Last November, Britain’s Labour government suffered its first defeat in
the House of Commons since coming to power in 1997. Last night it
happened again: MPs voted
by a majority of ten, 288 to 278, not to reverse amendments made by the
House of Lords to the government’s Racial and Religious Hatred Bill.

The bill, promised by Labour in last year’s election campaign, sought
to prohibit religious vilification. But the Lords narrowed the offence
to words that are threatening, not just “abusive or insulting,” and,
according to the BBC, “specified that proselytising, discussion,
criticism, insult, abuse and ridicule of religion, belief or religious
practice would not be an offence.”

The contrast with Australia could hardly be more striking. Parliament
as a real forum for debate and decision, and freedom of speech as a
real issue!

In the Australian states that have religious vilification laws,
opposition to them has been confined mostly to the extreme right,
particularly evangelical Christian groups. With a few honourable
exceptions, the left fell in behind the party line. But in Britain the
amendments were backed by a broad coalition of free speech advocates,
including a demonstration led by comedian Rowan Atkinson.
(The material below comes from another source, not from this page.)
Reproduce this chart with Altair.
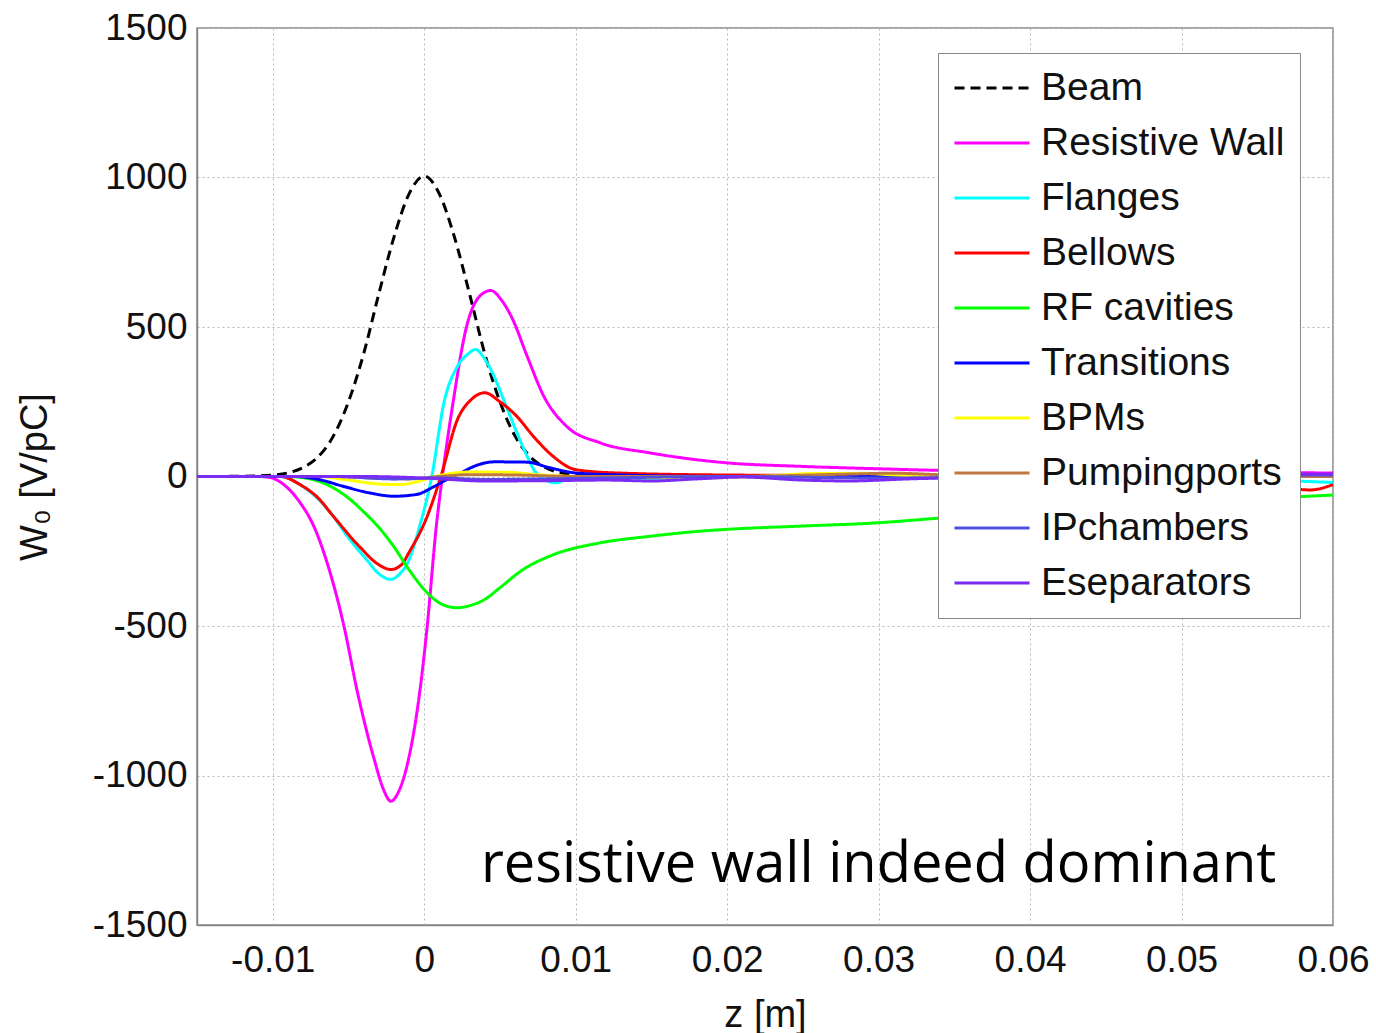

Defenders of free speech included both the religious and the anti-religious. Polly Toynbee spoke for the latter in The Guardian:

Already there is a frosty caution about disrespect towards
religion: it causes a more shocking frisson than it did five years ago.
Abuse of religious beliefs feels like a personal insult, the religious
want it silenced and they are winning. How long before no MP dare call
themselves an atheist?

Although most attention will be given to the Labour Party rebels, it is
important to remember that (as with the anti-terrorism laws) they could
never have won without the solid support of the Conservatives and
Liberal Democrats. Contrast again with the spinelessness of our Liberal
Party: Victoria’s racial and religious vilification law was passed in 2001 through a Liberal-controlled Legislative Council.